Nowadays, modern incinerators maintain furnace temperatures above 850 degrees Celsius, ensuring that dioxins are completely decomposed. Any trace amounts that re-form as flue gases cool are captured by activated carbon and bag filters, and heavy metals and acidic gases are trapped through other solutions.

“Only clean smoke is released into the sky,” said Wu Yuefeng, deputy general manager of the managing company of the Laogang waste disposal base.

Even the ash is put to use. Bottom ash, accounting for about 20 percent of the waste, contains iron, copper, aluminum and even trace amounts of gold and silver.

At the Fushan Circular Economy Industrial Park in Guangzhou — the facility with the coffee-serving observation tower — the 600,000 tonnes of ash produced in 2025 were processed into eco-friendly brick materials for roads and buildings.

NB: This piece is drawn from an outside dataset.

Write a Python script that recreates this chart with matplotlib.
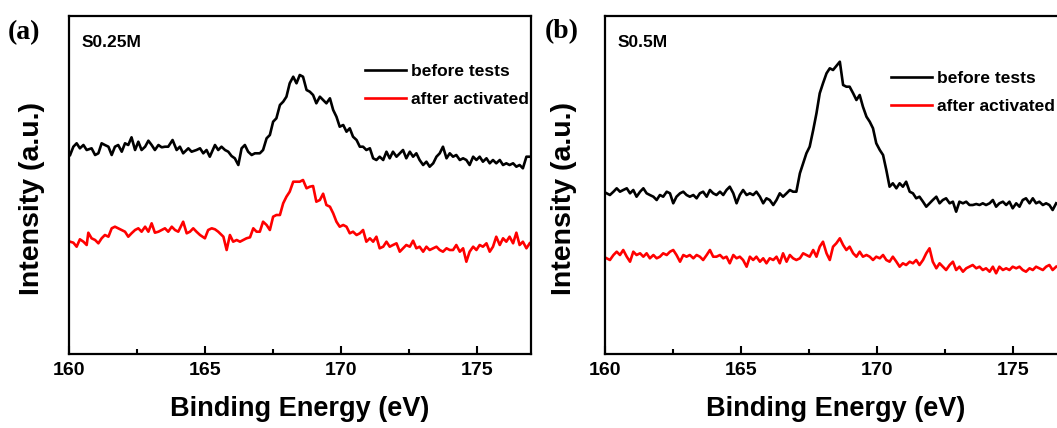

Zhong Zhuoyan, general manager of the park’s operating company, added that they truly squeeze every last drop of value from the waste.

Official data has shown that by November 2025, incineration had accounted for 78.1 percent of China’s urban household waste treatment capacity, up 19.2 percentage points from the end of 2020.

China now accounts for about 60 percent of global waste incineration capacity, far surpassing the combined total of Europe, the United States and Japan.

Moving from garbage siege to the disappearance of waste mountains, China has accomplished in 10 years what took developed countries 30 years, experts said, noting that during the 15th Five-Year Plan period (2026-2030), China’s waste treatment sector is set to further shift from harmless disposal to resources recovery. These dynamic changes are painting a rosy picture of a Beautiful China.